*Figure scripts*.
------
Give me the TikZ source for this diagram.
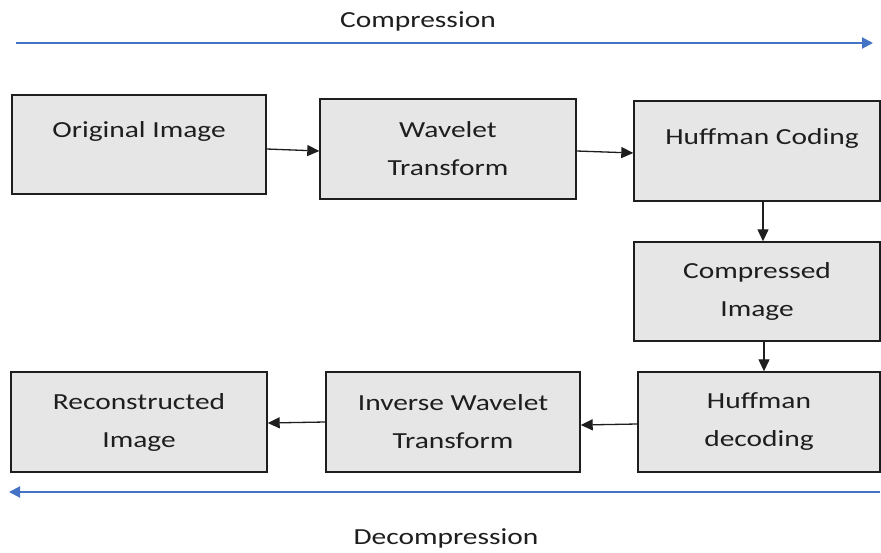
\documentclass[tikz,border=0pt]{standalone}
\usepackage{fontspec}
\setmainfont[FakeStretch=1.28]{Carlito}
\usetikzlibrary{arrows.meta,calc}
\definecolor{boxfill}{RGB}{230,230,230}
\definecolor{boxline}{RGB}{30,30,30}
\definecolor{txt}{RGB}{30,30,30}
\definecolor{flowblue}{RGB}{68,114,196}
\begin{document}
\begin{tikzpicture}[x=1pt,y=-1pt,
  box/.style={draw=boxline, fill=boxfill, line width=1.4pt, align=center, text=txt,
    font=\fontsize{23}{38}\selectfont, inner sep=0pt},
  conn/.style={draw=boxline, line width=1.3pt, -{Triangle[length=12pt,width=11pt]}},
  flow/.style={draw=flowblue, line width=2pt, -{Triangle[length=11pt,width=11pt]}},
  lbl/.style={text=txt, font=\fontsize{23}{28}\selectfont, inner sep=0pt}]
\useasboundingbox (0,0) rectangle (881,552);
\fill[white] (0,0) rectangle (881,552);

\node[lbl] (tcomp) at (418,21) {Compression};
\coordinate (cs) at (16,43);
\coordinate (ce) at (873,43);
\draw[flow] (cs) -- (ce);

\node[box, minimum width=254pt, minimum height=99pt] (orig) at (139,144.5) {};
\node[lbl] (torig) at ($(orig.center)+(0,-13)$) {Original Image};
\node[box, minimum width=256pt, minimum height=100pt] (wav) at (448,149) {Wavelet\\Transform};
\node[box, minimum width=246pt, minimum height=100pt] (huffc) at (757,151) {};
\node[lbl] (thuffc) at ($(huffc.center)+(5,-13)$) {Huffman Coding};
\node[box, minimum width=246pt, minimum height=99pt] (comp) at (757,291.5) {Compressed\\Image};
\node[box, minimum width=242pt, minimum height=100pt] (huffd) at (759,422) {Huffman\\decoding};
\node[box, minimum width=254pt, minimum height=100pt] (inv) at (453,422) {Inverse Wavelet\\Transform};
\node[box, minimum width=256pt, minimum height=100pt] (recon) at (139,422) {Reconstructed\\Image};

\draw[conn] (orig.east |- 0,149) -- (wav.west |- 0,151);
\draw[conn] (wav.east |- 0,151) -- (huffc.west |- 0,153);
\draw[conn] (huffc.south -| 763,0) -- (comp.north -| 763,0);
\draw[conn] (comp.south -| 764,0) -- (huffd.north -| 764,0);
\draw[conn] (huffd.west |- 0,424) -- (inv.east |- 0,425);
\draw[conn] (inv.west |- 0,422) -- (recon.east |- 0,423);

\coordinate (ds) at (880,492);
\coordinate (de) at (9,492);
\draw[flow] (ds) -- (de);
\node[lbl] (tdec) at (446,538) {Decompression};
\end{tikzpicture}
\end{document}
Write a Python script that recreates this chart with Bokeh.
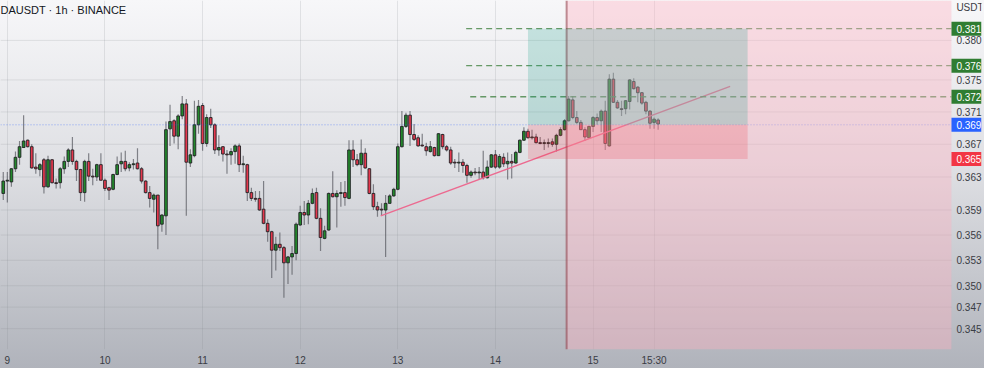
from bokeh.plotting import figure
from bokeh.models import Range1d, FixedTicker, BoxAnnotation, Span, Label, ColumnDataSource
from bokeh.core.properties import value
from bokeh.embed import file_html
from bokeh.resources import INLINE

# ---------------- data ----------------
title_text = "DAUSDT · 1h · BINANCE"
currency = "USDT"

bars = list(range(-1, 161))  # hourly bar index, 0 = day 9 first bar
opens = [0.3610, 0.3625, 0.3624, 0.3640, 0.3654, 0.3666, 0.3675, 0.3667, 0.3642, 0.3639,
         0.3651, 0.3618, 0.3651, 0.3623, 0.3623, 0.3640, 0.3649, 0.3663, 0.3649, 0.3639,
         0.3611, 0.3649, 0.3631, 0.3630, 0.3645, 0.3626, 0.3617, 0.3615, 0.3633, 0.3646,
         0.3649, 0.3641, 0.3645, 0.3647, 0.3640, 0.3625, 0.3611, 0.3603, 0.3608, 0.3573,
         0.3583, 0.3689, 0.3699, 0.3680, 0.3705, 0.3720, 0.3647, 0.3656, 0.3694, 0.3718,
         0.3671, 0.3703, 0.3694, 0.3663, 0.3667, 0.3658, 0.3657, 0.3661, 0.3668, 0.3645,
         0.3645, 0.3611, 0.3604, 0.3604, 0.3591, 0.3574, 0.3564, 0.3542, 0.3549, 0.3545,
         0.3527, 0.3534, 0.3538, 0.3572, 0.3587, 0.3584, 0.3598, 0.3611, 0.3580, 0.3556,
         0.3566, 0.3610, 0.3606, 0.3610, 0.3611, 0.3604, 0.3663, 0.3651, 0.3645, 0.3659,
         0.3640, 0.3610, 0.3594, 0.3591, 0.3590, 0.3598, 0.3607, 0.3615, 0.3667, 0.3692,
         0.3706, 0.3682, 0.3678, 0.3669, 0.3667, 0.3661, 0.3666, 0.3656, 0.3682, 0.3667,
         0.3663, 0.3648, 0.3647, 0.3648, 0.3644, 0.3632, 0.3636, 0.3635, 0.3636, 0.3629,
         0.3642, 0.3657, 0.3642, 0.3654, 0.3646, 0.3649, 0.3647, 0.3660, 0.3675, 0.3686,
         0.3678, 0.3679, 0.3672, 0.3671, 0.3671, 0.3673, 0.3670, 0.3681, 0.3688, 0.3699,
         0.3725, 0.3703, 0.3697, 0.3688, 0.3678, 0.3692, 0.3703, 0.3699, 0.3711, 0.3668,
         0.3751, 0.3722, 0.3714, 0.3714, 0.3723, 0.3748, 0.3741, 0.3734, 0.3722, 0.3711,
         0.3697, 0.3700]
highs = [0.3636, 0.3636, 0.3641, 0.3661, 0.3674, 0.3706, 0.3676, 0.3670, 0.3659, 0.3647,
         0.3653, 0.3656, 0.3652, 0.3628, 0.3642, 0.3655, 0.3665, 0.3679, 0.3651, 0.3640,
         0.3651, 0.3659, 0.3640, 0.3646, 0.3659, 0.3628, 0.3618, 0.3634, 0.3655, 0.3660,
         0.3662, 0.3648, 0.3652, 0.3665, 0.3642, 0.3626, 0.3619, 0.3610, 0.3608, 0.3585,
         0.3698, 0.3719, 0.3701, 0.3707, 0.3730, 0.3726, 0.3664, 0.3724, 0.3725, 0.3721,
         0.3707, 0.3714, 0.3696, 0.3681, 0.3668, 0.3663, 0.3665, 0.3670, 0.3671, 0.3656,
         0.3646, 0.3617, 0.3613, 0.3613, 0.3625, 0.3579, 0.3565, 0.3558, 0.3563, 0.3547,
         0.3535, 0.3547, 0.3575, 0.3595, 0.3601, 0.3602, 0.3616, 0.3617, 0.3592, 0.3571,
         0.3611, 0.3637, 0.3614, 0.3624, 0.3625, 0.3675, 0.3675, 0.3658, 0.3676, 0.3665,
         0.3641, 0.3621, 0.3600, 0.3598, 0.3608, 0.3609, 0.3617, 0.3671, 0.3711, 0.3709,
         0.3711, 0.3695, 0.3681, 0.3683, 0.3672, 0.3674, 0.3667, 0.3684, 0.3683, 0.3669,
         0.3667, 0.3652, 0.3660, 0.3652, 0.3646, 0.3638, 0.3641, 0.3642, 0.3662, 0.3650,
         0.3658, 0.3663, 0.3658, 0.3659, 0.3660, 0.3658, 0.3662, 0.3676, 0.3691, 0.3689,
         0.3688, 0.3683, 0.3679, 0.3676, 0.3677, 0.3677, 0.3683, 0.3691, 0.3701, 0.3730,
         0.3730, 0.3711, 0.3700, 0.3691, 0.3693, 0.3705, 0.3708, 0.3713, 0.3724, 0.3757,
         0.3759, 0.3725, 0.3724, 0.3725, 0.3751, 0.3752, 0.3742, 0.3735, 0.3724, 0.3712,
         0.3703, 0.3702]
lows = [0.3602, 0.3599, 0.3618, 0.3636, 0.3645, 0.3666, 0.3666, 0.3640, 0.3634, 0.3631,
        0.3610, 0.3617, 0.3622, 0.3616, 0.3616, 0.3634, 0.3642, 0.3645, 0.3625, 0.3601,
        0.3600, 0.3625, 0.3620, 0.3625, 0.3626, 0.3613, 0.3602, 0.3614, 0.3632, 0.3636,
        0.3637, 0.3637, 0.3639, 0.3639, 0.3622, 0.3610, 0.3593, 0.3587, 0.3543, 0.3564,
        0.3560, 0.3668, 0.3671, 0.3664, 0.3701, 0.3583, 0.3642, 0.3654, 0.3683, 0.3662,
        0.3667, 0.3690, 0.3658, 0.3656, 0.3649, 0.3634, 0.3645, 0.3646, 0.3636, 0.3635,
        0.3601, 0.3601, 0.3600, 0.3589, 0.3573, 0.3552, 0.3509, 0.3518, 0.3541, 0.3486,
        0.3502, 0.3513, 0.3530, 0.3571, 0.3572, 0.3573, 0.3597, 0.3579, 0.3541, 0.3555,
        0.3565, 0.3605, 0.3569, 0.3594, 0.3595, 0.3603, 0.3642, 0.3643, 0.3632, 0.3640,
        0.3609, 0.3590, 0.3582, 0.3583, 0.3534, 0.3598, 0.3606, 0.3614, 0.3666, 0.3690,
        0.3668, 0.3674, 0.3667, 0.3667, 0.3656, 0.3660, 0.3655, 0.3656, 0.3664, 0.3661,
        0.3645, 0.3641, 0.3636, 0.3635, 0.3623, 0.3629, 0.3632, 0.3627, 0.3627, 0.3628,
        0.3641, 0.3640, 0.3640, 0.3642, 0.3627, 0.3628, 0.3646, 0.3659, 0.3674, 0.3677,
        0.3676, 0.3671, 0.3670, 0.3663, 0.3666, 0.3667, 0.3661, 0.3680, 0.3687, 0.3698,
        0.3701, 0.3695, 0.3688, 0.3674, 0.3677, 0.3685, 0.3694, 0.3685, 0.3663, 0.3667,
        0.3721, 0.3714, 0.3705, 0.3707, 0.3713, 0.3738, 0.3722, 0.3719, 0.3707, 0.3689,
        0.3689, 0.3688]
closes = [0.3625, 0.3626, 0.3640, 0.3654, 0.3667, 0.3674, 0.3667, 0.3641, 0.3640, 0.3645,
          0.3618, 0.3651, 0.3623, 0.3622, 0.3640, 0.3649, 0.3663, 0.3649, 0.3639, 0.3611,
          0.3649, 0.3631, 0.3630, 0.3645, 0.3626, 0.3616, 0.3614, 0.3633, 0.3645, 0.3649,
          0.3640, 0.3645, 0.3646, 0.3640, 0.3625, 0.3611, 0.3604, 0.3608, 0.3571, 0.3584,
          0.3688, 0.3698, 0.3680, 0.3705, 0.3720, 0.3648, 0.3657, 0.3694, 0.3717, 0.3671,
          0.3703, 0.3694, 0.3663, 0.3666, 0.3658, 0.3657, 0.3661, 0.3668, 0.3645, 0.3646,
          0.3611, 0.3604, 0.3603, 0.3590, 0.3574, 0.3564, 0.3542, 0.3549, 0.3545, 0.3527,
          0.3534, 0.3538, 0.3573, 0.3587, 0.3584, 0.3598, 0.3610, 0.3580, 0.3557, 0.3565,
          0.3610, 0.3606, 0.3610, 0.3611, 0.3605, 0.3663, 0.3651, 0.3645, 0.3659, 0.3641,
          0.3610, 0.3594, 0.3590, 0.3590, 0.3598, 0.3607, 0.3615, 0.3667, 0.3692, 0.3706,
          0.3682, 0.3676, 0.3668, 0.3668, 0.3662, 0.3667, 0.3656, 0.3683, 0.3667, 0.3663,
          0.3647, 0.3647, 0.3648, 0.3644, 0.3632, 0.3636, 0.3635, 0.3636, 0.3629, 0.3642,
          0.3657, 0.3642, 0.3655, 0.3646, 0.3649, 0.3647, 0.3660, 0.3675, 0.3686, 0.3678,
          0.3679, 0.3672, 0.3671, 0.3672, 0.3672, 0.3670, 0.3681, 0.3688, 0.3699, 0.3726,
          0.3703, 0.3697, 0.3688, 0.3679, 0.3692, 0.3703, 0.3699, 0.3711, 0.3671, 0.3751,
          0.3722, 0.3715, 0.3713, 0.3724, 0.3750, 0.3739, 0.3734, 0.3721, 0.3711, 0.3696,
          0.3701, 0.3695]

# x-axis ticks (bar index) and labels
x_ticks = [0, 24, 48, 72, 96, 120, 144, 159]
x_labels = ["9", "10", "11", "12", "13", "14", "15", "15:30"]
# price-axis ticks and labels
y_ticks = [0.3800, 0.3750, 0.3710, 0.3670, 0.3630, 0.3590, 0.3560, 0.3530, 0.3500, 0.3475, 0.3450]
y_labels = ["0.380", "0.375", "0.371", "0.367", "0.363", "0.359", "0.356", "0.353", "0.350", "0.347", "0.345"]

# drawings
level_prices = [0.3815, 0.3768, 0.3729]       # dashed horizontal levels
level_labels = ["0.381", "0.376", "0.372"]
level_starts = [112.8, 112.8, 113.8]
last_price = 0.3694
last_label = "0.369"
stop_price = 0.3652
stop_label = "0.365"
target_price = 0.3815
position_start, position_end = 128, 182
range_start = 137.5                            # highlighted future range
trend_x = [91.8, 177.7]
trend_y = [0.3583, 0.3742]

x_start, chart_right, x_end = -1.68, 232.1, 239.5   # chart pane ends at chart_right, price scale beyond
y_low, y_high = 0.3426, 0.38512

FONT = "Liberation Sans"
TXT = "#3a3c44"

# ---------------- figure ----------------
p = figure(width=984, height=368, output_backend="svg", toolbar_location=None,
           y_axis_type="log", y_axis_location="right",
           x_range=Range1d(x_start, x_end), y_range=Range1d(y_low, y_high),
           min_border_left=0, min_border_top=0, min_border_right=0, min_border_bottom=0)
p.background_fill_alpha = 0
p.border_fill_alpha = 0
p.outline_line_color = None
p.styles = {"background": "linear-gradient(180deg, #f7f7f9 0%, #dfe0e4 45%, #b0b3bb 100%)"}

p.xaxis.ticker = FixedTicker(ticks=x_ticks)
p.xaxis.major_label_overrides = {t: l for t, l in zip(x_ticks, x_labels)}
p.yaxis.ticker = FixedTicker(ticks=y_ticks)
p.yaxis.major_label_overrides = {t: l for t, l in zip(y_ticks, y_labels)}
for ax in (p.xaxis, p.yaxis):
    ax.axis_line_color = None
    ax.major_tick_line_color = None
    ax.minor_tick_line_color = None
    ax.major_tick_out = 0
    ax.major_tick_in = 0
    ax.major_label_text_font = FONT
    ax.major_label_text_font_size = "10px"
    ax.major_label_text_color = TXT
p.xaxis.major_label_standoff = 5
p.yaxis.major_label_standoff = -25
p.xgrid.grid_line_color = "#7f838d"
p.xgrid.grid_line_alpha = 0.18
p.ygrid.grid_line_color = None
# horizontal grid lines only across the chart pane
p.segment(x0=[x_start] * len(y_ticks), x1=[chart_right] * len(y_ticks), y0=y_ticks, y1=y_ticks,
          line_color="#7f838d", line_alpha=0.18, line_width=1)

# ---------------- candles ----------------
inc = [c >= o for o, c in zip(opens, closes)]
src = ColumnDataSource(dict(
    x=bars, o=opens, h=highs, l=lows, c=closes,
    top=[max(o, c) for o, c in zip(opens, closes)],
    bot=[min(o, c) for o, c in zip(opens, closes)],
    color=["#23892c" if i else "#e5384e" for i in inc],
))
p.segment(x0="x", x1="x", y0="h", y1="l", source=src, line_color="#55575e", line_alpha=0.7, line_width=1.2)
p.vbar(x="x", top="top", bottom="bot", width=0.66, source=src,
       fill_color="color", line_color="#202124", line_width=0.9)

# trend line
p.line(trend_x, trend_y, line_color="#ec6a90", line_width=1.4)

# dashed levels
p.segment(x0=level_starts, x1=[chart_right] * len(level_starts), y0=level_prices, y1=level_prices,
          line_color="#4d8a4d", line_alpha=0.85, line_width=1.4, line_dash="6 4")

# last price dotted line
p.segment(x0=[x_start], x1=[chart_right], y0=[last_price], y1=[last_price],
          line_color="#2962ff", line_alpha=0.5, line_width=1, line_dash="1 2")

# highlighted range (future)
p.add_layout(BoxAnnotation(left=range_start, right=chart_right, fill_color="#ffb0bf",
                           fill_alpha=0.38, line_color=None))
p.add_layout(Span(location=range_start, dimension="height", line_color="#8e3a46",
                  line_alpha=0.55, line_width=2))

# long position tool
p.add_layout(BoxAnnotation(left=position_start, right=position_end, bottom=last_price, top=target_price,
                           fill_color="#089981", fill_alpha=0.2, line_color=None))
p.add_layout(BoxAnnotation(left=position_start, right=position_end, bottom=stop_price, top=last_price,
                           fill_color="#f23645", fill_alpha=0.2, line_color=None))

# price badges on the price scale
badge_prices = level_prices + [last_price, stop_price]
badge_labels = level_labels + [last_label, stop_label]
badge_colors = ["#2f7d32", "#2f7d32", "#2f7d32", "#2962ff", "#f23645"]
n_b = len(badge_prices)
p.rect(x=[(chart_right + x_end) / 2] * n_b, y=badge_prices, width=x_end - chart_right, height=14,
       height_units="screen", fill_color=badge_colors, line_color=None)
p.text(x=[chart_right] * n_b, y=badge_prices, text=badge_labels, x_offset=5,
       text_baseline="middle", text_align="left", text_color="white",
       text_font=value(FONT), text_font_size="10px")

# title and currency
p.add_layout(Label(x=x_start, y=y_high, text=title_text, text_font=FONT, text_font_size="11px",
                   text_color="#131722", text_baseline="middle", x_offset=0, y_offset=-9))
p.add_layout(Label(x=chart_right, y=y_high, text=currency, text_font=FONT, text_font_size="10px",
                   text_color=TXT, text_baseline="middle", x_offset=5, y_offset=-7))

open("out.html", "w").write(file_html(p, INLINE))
------
Take the material above from its first line through the line holding "(recon.east |- 0,423);" and set it down exactly, without the pictures.

Give me the TikZ source for this diagram.
\documentclass[tikz,border=0pt]{standalone}
\usepackage{fontspec}
\setmainfont[FakeStretch=1.28]{Carlito}
\usetikzlibrary{arrows.meta,calc}
\definecolor{boxfill}{RGB}{230,230,230}
\definecolor{boxline}{RGB}{30,30,30}
\definecolor{txt}{RGB}{30,30,30}
\definecolor{flowblue}{RGB}{68,114,196}
\begin{document}
\begin{tikzpicture}[x=1pt,y=-1pt,
  box/.style={draw=boxline, fill=boxfill, line width=1.4pt, align=center, text=txt,
    font=\fontsize{23}{38}\selectfont, inner sep=0pt},
  conn/.style={draw=boxline, line width=1.3pt, -{Triangle[length=12pt,width=11pt]}},
  flow/.style={draw=flowblue, line width=2pt, -{Triangle[length=11pt,width=11pt]}},
  lbl/.style={text=txt, font=\fontsize{23}{28}\selectfont, inner sep=0pt}]
\useasboundingbox (0,0) rectangle (881,552);
\fill[white] (0,0) rectangle (881,552);

\node[lbl] (tcomp) at (418,21) {Compression};
\coordinate (cs) at (16,43);
\coordinate (ce) at (873,43);
\draw[flow] (cs) -- (ce);

\node[box, minimum width=254pt, minimum height=99pt] (orig) at (139,144.5) {};
\node[lbl] (torig) at ($(orig.center)+(0,-13)$) {Original Image};
\node[box, minimum width=256pt, minimum height=100pt] (wav) at (448,149) {Wavelet\\Transform};
\node[box, minimum width=246pt, minimum height=100pt] (huffc) at (757,151) {};
\node[lbl] (thuffc) at ($(huffc.center)+(5,-13)$) {Huffman Coding};
\node[box, minimum width=246pt, minimum height=99pt] (comp) at (757,291.5) {Compressed\\Image};
\node[box, minimum width=242pt, minimum height=100pt] (huffd) at (759,422) {Huffman\\decoding};
\node[box, minimum width=254pt, minimum height=100pt] (inv) at (453,422) {Inverse Wavelet\\Transform};
\node[box, minimum width=256pt, minimum height=100pt] (recon) at (139,422) {Reconstructed\\Image};

\draw[conn] (orig.east |- 0,149) -- (wav.west |- 0,151);
\draw[conn] (wav.east |- 0,151) -- (huffc.west |- 0,153);
\draw[conn] (huffc.south -| 763,0) -- (comp.north -| 763,0);
\draw[conn] (comp.south -| 764,0) -- (huffd.north -| 764,0);
\draw[conn] (huffd.west |- 0,424) -- (inv.east |- 0,425);
\draw[conn] (inv.west |- 0,422) -- (recon.east |- 0,423);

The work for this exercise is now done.